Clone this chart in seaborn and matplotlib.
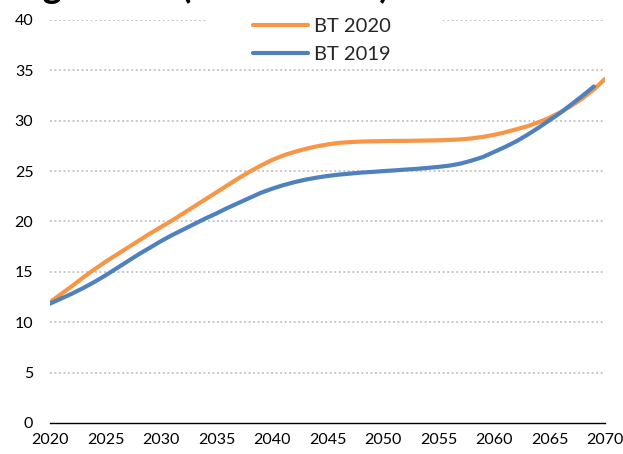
import matplotlib
matplotlib.use("Agg")
import matplotlib.pyplot as plt
from matplotlib.patches import Rectangle
import seaborn as sns
import pandas as pd

# BT 2020 projection (annual)
years_2020 = list(range(2020, 2071))
values_2020 = [12.0, 12.8, 13.6, 14.45, 15.25, 16.0, 16.7, 17.4, 18.1, 18.8,
               19.45, 20.1, 20.8, 21.5, 22.2, 22.9, 23.6, 24.3, 24.95, 25.55,
               26.1, 26.55, 26.9, 27.2, 27.45, 27.65, 27.8, 27.88, 27.93, 27.96,
               27.98, 28.0, 28.0, 28.02, 28.04, 28.06, 28.1, 28.15, 28.25, 28.4,
               28.6, 28.85, 29.15, 29.45, 29.85, 30.3, 30.85, 31.5, 32.25, 33.1,
               34.15]

# BT 2019 projection (annual)
years_2019 = list(range(2020, 2070))
values_2019 = [11.85, 12.35, 12.85, 13.4, 14.0, 14.65, 15.35, 16.05, 16.75, 17.4,
               18.05, 18.65, 19.2, 19.75, 20.3, 20.8, 21.35, 21.85, 22.35, 22.85,
               23.25, 23.6, 23.9, 24.15, 24.35, 24.52, 24.65, 24.75, 24.85, 24.92,
               25.0, 25.07, 25.15, 25.22, 25.32, 25.42, 25.55, 25.75, 26.05, 26.4,
               26.9, 27.4, 27.95, 28.6, 29.3, 30.05, 30.8, 31.65, 32.5, 33.4]

series_names = ["BT 2020", "BT 2019"]
series_colors = ["#F79646", "#4F81BD"]
x_ticks = list(range(2020, 2071, 5))
y_ticks = list(range(0, 41, 5))

df = pd.concat([
    pd.DataFrame({"anno": years_2020, "valore": values_2020, "serie": series_names[0]}),
    pd.DataFrame({"anno": years_2019, "valore": values_2019, "serie": series_names[1]}),
])

sns.set_style("white")
plt.rcParams["font.family"] = ["Lato", "DejaVu Sans"]

fig = plt.figure(figsize=(6.23, 4.54), dpi=100)
ax = fig.add_axes([50 / 623, 1 - 423 / 454, 555 / 623, 403 / 454])

sns.lineplot(data=df, x="anno", y="valore", hue="serie", hue_order=series_names,
             palette=series_colors, linewidth=3.0, ax=ax, legend=False,
             solid_capstyle="round", solid_joinstyle="round")

ax.set_xlim(2020, 2070)
ax.set_ylim(0, 40)
ax.set_xticks(x_ticks)
ax.set_yticks(y_ticks)
ax.set_xlabel("")
ax.set_ylabel("")
ax.tick_params(axis="both", length=0, labelsize=11.5, colors="#000000")
ax.tick_params(axis="y", pad=12)
ax.tick_params(axis="x", pad=7)

for y in y_ticks[1:]:
    ax.axhline(y, color="#BFBFBF", linewidth=1.3, linestyle=(0, (1, 1.5)), zorder=0)
for side in ["top", "right", "left"]:
    ax.spines[side].set_visible(False)
ax.spines["bottom"].set_color("#000000")
ax.spines["bottom"].set_linewidth(1.0)

# white legend area spanning the top gridline
fig.patches.append(Rectangle((208 / 623, 1 - 64 / 454), 232 / 623, 56 / 454,
                             transform=fig.transFigure, facecolor="white",
                             edgecolor="none", zorder=1))

handles = [plt.Line2D([], [], color=c, linewidth=3.0) for c in series_colors]
leg = fig.legend(handles, series_names, loc="upper center",
                 bbox_to_anchor=(322 / 623, 1 - 14 / 454), frameon=False,
                 fontsize=14.5, handlelength=2.7, handletextpad=0.3,
                 labelspacing=0.52, borderpad=0.2, borderaxespad=0)
leg.set_zorder(2)

fig.text(0.003, 1 + 2.5 / 454, "Pagamenti (miliardi di €)", fontsize=26,
         fontweight="bold", ha="left", va="baseline", color="#000000")

fig.savefig("out.png", dpi=100)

┄┄┄┄┄┄

*To do*
Print the data above verbatim from the first line through the line holding "import pandas as pd", leaving every picture out.

*Final result*
Clone this chart in seaborn and matplotlib.
import matplotlib
matplotlib.use("Agg")
import matplotlib.pyplot as plt
from matplotlib.patches import Rectangle
import seaborn as sns
import pandas as pd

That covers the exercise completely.